During the course of 2010 to 2012, we saw an increase of reliance on Cloud Computing and the use of proprietary PaaS hosting platforms.
These platforms were especially popular with students and new developers. It was free of charge to get something up and running on the net, for fun, or to demonstrate online to potential customers or employers.
As these platforms were based on new technologies and non-standard systems, accessing resources such as disk or database storage required the code to be written in a particular way, using non-standard proprietary APIs (Application Programming Interfaces) issued by the vendor.
After developing an application using these proprietary APIs, the application could no longer be moved around between providers because those storage layers and facilities do not exist on other providers. The application or website was effectively locked in to the vendor's platform and requires a substantial redesign or rewrite to work somewhere else.
There is also a learning curve required to learn how to use the new APIs, and standard Java sometimes cannot be used to do standard things, such as reading a file from disk. Developing and testing the code is also difficult unless it is done online because the same storage layers and facilities do not exist locally.

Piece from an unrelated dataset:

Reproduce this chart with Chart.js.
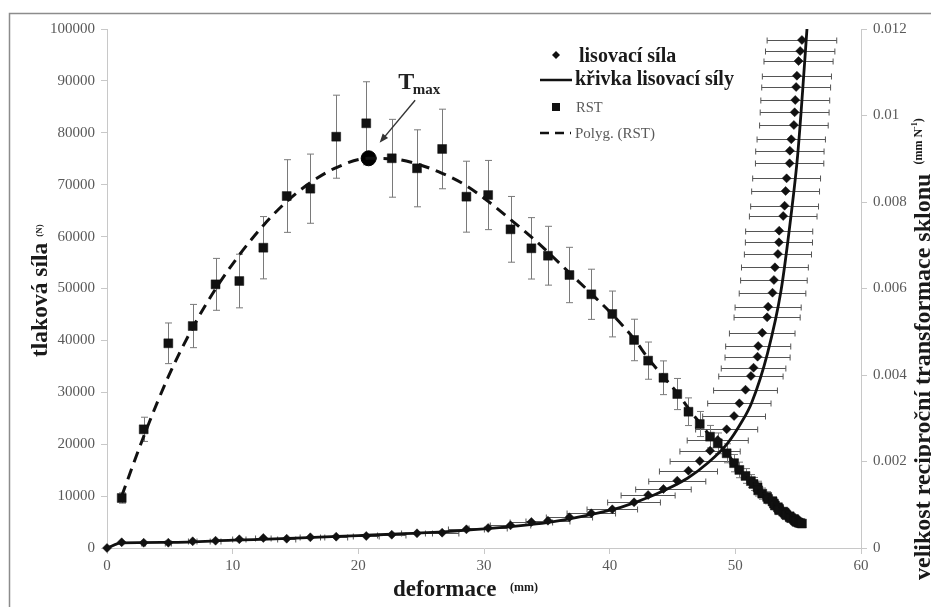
<!DOCTYPE html>
<html>
<head>
<meta charset="utf-8">
<script src="https://cdn.jsdelivr.net/npm/chart.js@4.4.1/dist/chart.umd.min.js"></script>
<style>
  html, body { margin: 0; padding: 0; background: #fff; }
</style>
</head>
<body>
<canvas id="graf" width="931" height="607"></canvas>
<script>
// deformace vzorku (mm) - spolecna osa x pro silu i RST
var deformace = [0, 1.17, 2.92, 4.88, 6.82, 8.64, 10.53, 12.44, 14.3, 16.18, 18.24, 20.63, 22.66, 24.67, 26.67, 28.6, 30.33, 32.11, 33.77, 35.09, 36.8, 38.54, 40.21, 41.94, 43.06, 44.28, 45.38, 46.27, 47.17, 47.99, 48.6, 49.31, 49.9, 50.32, 50.81, 51.24, 51.45, 51.77, 51.82, 52.14, 52.53, 52.61, 52.96, 53.07, 53.15, 53.39, 53.47, 53.49, 53.81, 53.92, 54.0, 54.08, 54.32, 54.34, 54.45, 54.66, 54.72, 54.77, 54.84, 54.9, 55.03, 55.16, 55.3];
// lisovaci sila (N)
var lisovaciSila = [0, 1100, 1020, 1020, 1290, 1400, 1680, 1930, 1790, 2060, 2180, 2310, 2560, 2830, 2950, 3600, 3850, 4370, 5010, 5260, 5920, 6690, 7460, 8810, 10210, 11370, 12970, 14890, 16760, 18750, 20810, 22870, 25430, 27880, 30500, 33140, 34740, 36860, 38920, 41480, 44450, 46490, 49190, 51640, 54080, 56650, 58900, 61140, 63970, 65950, 68790, 71230, 74120, 76550, 78750, 81500, 83950, 86320, 88820, 91000, 93830, 95760, 97880];
// smerodatna odchylka deformace (mm)
var sirkaChyby = [0, 0.06, 0.15, 0.24, 0.34, 0.43, 0.53, 0.62, 0.72, 0.81, 0.91, 1.03, 1.13, 1.23, 1.33, 1.43, 1.52, 1.61, 1.69, 1.75, 1.84, 1.93, 2.01, 2.10, 2.15, 2.21, 2.27, 2.31, 2.36, 2.40, 2.43, 2.47, 2.50, 2.52, 2.54, 2.56, 2.57, 2.59, 2.59, 2.61, 2.63, 2.63, 2.65, 2.65, 2.66, 2.67, 2.67, 2.67, 2.69, 2.70, 2.70, 2.70, 2.72, 2.72, 2.72, 2.73, 2.74, 2.74, 2.74, 2.75, 2.75, 2.76, 2.77];
// RST (mm N^-1)
var rst = [null, 0.001156, 0.002744, 0.004733, 0.005132, 0.006096, 0.006173, 0.006943, 0.008138, 0.008308, 0.009510, 0.009820, 0.009011, 0.008779, 0.009226, 0.008123, 0.008161, 0.007368, 0.006929, 0.006758, 0.006312, 0.005866, 0.005411, 0.004810, 0.004332, 0.003936, 0.003560, 0.003151, 0.002867, 0.002574, 0.002420, 0.002190, 0.001962, 0.001805, 0.001666, 0.001547, 0.001481, 0.001404, 0.001332, 0.001256, 0.001182, 0.001132, 0.001076, 0.001027, 0.000983, 0.000942, 0.000908, 0.000875, 0.000841, 0.000817, 0.000785, 0.000760, 0.000733, 0.000710, 0.000691, 0.000671, 0.000652, 0.000635, 0.000618, 0.000604, 0.000587, 0.000576, 0.000565];
var rstChyba = [null, 0.00012, 0.00028, 0.00047, 0.00050, 0.00060, 0.00062, 0.00072, 0.00084, 0.00080, 0.00096, 0.00096, 0.00090, 0.00089, 0.00092, 0.00082, 0.00080, 0.00076, 0.00071, 0.00068, 0.00064, 0.00058, 0.00053,
  0.00048, 0.00043, 0.00039, 0.00036, 0.00032, 0.00029, 0.00026, 0.00024, 0.00022, 0.00020, 0.00018, 0.00017, 0.00015, 0.00015, 0.00014, 0.00013, 0.00013, 0.00012, 0.00011, 0.00011, 0.00010, 0.00010, 0.00009, 0.00009, 0.00009, 0.00008, 0.00008, 0.00008, 0.00008, 0.00007, 0.00007, 0.00007, 0.00007, 0.00006, 0.00006, 0.00006, 0.00006, 0.00006, 0.00006, 0.00006];

// krivka lisovaci sily
var krivkaX = [0, 1.17, 5, 10, 15, 20, 25, 30, 35, 38, 40.88, 43.53, 46.19, 47.78, 49.38, 50.44, 51.3, 52.56, 53.63, 54.42, 54.96, 55.35, 55.7];
var krivkaY = [0, 1000, 1100, 1500, 1900, 2400, 2900, 3700, 4900, 6200, 7840, 10210, 13430, 16320, 20170, 24030, 28000, 37500, 49500, 63830, 75720, 87920, 100000];

// polynomicky trend RST
var polygX = [1.17, 2.92, 4.88, 6.83, 8.66, 10.54, 12.46, 14.32, 16.18, 18.25, 20.8, 22.68, 24.67, 26.67, 28.6, 30.33, 32.11, 33.78, 35.09, 36.81, 38.54, 40.21, 41.94, 43.08, 44.28, 45.44, 46.27, 47.17, 48.0, 49.32, 50.32, 51.24, 52.14, 53.07, 54.0, 54.66, 55.3];
var polygY = [0.00120, 0.00258, 0.00396, 0.00510, 0.00600, 0.00678, 0.007464, 0.008016, 0.008448, 0.008796, 0.009011, 0.009000, 0.008880, 0.008664, 0.008376, 0.008016, 0.007596, 0.007188, 0.006840, 0.006360, 0.005880, 0.005400, 0.004836, 0.004380, 0.003960, 0.003564, 0.003228, 0.002892, 0.002592, 0.002196, 0.001812, 0.001524, 0.001272, 0.001020, 0.000780, 0.000660, 0.000552];

// maximum RST
var tmaxX = 20.82;
var tmaxY = 0.009011;

var serif = '"Liberation Serif", "Times New Roman", serif';
var cerna = '#111';

function body(xs, ys) {
  var out = [];
  for (var i = 0; i < xs.length; i++) {
    if (ys[i] !== null) out.push({ x: xs[i], y: ys[i] });
  }
  return out;
}

var chybyPlugin = {
  id: 'chyby',
  beforeDatasetsDraw: function(chart) {
    var ctx = chart.ctx;
    var sx = chart.scales.x, sy = chart.scales.y, sy1 = chart.scales.y1;
    ctx.save();
    ctx.lineWidth = 1;
    // vodorovne chyby u lisovaci sily
    ctx.strokeStyle = '#555';
    ctx.beginPath();
    for (var i = 0; i < deformace.length; i++) {
      if (!sirkaChyby[i]) continue;
      var y = Math.round(sy.getPixelForValue(lisovaciSila[i])) + 0.5;
      var x1 = sx.getPixelForValue(deformace[i] - sirkaChyby[i]);
      var x2 = sx.getPixelForValue(deformace[i] + sirkaChyby[i]);
      ctx.moveTo(x1, y); ctx.lineTo(x2, y);
      ctx.moveTo(x1, y - 3); ctx.lineTo(x1, y + 3);
      ctx.moveTo(x2, y - 3); ctx.lineTo(x2, y + 3);
    }
    ctx.stroke();
    // svisle chyby u RST
    ctx.strokeStyle = '#7a7a7a';
    ctx.beginPath();
    for (var j = 0; j < deformace.length; j++) {
      if (rst[j] === null) continue;
      var x = Math.round(sx.getPixelForValue(deformace[j])) + 0.5;
      var y1 = sy1.getPixelForValue(rst[j] + rstChyba[j]);
      var y2 = sy1.getPixelForValue(rst[j] - rstChyba[j]);
      ctx.moveTo(x, y1); ctx.lineTo(x, y2);
      ctx.moveTo(x - 3.5, y1); ctx.lineTo(x + 3.5, y1);
      ctx.moveTo(x - 3.5, y2); ctx.lineTo(x + 3.5, y2);
    }
    ctx.stroke();
    ctx.restore();
  }
};

var popiskyPlugin = {
  id: 'popisky',
  beforeDraw: function(chart) {
    var ctx = chart.ctx;
    ctx.save();
    ctx.fillStyle = '#fff';
    ctx.fillRect(0, 0, chart.width, chart.height);
    ctx.strokeStyle = '#8c8c8c';
    ctx.lineWidth = 1.5;
    ctx.strokeRect(9.5, 13.5, 960, 640);
    ctx.restore();
  },
  afterDraw: function(chart) {
    var ctx = chart.ctx;
    ctx.save();
    ctx.fillStyle = '#1a1a1a';
    ctx.textBaseline = 'alphabetic';
    ctx.textAlign = 'left';

    // nazev osy x
    ctx.font = 'bold 23px ' + serif;
    ctx.fillText('deformace', 393, 596);
    ctx.font = 'bold 12px ' + serif;
    ctx.fillText('(mm)', 510, 591);

    // nazev leve osy
    ctx.save();
    ctx.translate(47, 357);
    ctx.rotate(-Math.PI / 2);
    ctx.font = 'bold 23.5px ' + serif;
    ctx.fillText('tlaková síla', 0, 0);
    var w = ctx.measureText('tlaková síla').width;
    ctx.font = 'bold 9px ' + serif;
    ctx.fillText('(N)', w + 6, -5);
    ctx.restore();

    // nazev prave osy
    ctx.save();
    ctx.translate(930, 580);
    ctx.rotate(-Math.PI / 2);
    ctx.font = 'bold 24px ' + serif;
    var t = 'velikost reciproční transformace sklonu';
    ctx.fillText(t, 0, 0);
    var p = ctx.measureText(t).width + 9;
    ctx.font = 'bold 12px ' + serif;
    ctx.fillText('(mm N', p, -8);
    p += ctx.measureText('(mm N').width;
    ctx.font = 'bold 8px ' + serif;
    ctx.fillText('-1', p, -13);
    p += ctx.measureText('-1').width;
    ctx.font = 'bold 12px ' + serif;
    ctx.fillText(')', p, -8);
    ctx.restore();

    // legenda
    ctx.fillStyle = cerna;
    ctx.beginPath();
    ctx.moveTo(556, 51); ctx.lineTo(560, 55); ctx.lineTo(556, 59); ctx.lineTo(552, 55);
    ctx.closePath();
    ctx.fill();
    ctx.strokeStyle = cerna;
    ctx.lineWidth = 2.5;
    ctx.beginPath();
    ctx.moveTo(540, 80); ctx.lineTo(572, 80);
    ctx.stroke();
    ctx.fillRect(552, 103, 8, 8);
    ctx.setLineDash([9, 6]);
    ctx.beginPath();
    ctx.moveTo(540, 133); ctx.lineTo(571, 133);
    ctx.stroke();
    ctx.setLineDash([]);

    ctx.fillStyle = '#1a1a1a';
    ctx.font = 'bold 20px ' + serif;
    ctx.fillText('lisovací síla', 579, 61.5);
    ctx.fillText('křivka lisovací síly', 575, 85);
    ctx.fillStyle = '#595959';
    ctx.font = '14.5px ' + serif;
    ctx.fillText('RST', 576, 111.5);
    ctx.font = '15px ' + serif;
    ctx.fillText('Polyg. (RST)', 575, 137.5);

    // oznaceni maxima
    var px = chart.scales.x.getPixelForValue(tmaxX);
    var py = chart.scales.y1.getPixelForValue(tmaxY);
    ctx.fillStyle = '#222';
    ctx.font = 'bold 24px ' + serif;
    ctx.fillText('T', px + 29.5, py - 69.5);
    ctx.font = 'bold 15px ' + serif;
    ctx.fillText('max', px + 44, py - 64.5);

    var ax = px + 46.5, ay = py - 58;
    var bx = px + 11, by = py - 15.5;
    var ang = Math.atan2(by - ay, bx - ax);
    ctx.strokeStyle = '#333';
    ctx.fillStyle = '#333';
    ctx.lineWidth = 1.4;
    ctx.beginPath();
    ctx.moveTo(ax, ay);
    ctx.lineTo(bx - 6 * Math.cos(ang), by - 6 * Math.sin(ang));
    ctx.stroke();
    ctx.beginPath();
    ctx.moveTo(bx, by);
    ctx.lineTo(bx - 9 * Math.cos(ang) + 3.5 * Math.sin(ang), by - 9 * Math.sin(ang) - 3.5 * Math.cos(ang));
    ctx.lineTo(bx - 9 * Math.cos(ang) - 3.5 * Math.sin(ang), by - 9 * Math.sin(ang) + 3.5 * Math.cos(ang));
    ctx.closePath();
    ctx.fill();

    ctx.restore();
  }
};

var osaBarva = '#c8c8c8';
var tickFont = { family: serif, size: 15 };

var graf = new Chart(document.getElementById('graf'), {
  type: 'scatter',
  data: {
    datasets: [{
      label: 'lisovací síla',
      data: body(deformace, lisovaciSila),
      yAxisID: 'y',
      pointStyle: 'rectRot',
      pointRadius: 4.5,
      pointBackgroundColor: cerna,
      pointBorderColor: cerna,
      pointBorderWidth: 0.5,
      clip: false
    }, {
      label: 'křivka lisovací síly',
      data: body(krivkaX, krivkaY),
      yAxisID: 'y',
      showLine: true,
      pointRadius: 0,
      borderColor: cerna,
      borderWidth: 2.8,
      cubicInterpolationMode: 'monotone'
    }, {
      label: 'RST',
      data: body(deformace, rst),
      yAxisID: 'y1',
      pointStyle: 'rect',
      pointRadius: 6.3,
      pointBackgroundColor: cerna,
      pointBorderColor: cerna,
      pointBorderWidth: 0.5,
      clip: false
    }, {
      label: 'Polyg. (RST)',
      data: body(polygX, polygY),
      yAxisID: 'y1',
      showLine: true,
      pointRadius: 0,
      borderColor: cerna,
      borderWidth: 3,
      borderDash: [11, 7],
      cubicInterpolationMode: 'monotone'
    }, {
      label: 'Tmax',
      data: [{ x: tmaxX, y: tmaxY }],
      yAxisID: 'y1',
      pointStyle: 'circle',
      pointRadius: 7.5,
      pointBackgroundColor: '#000',
      pointBorderColor: '#000',
      clip: false
    }]
  },
  options: {
    responsive: false,
    animation: false,
    events: [],
    layout: { padding: { top: 29, left: 0, right: 0, bottom: 0 } },
    plugins: {
      legend: { display: false },
      tooltip: { enabled: false }
    },
    scales: {
      x: {
        type: 'linear',
        min: 0,
        max: 60,
        ticks: { stepSize: 10, color: '#595959', font: tickFont, padding: 3 },
        grid: { drawOnChartArea: false, drawTicks: true, tickLength: 6, color: osaBarva },
        border: { color: osaBarva },
        afterFit: function(s) { s.height = 59; }
      },
      y: {
        position: 'left',
        min: 0,
        max: 100000,
        ticks: {
          stepSize: 10000,
          color: '#595959',
          font: tickFont,
          padding: 6,
          callback: function(v) { return String(v); }
        },
        grid: { drawOnChartArea: false, drawTicks: true, tickLength: 6, color: osaBarva },
        border: { color: osaBarva },
        afterFit: function(s) { s.width = 107; }
      },
      y1: {
        position: 'right',
        min: 0,
        max: 0.012,
        ticks: {
          stepSize: 0.002,
          color: '#595959',
          font: tickFont,
          padding: 6,
          callback: function(v) { return String(+v.toFixed(3)); }
        },
        grid: { drawOnChartArea: false, drawTicks: true, tickLength: 6, color: osaBarva },
        border: { color: osaBarva },
        afterFit: function(s) { s.width = 70; }
      }
    }
  },
  plugins: [chybyPlugin, popiskyPlugin]
});
</script>
</body>
</html>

For these reasons, developers large and small have started to realise that vendor lock-in is a very bad thing. The freedom to move your Java apps around and re-use your own libraries everywhere is one of the greatest things about Java.
At Metawerx there is no vendor lock-in. We have no special APIs which you are forced to use, and you get raw access to disk, network and your database.
We provide standard open-source databases and Java containers. Our underlying system is optimized to host these services at the highest performance and reliability and our control panels provide simple ways to monitor, manage and control them.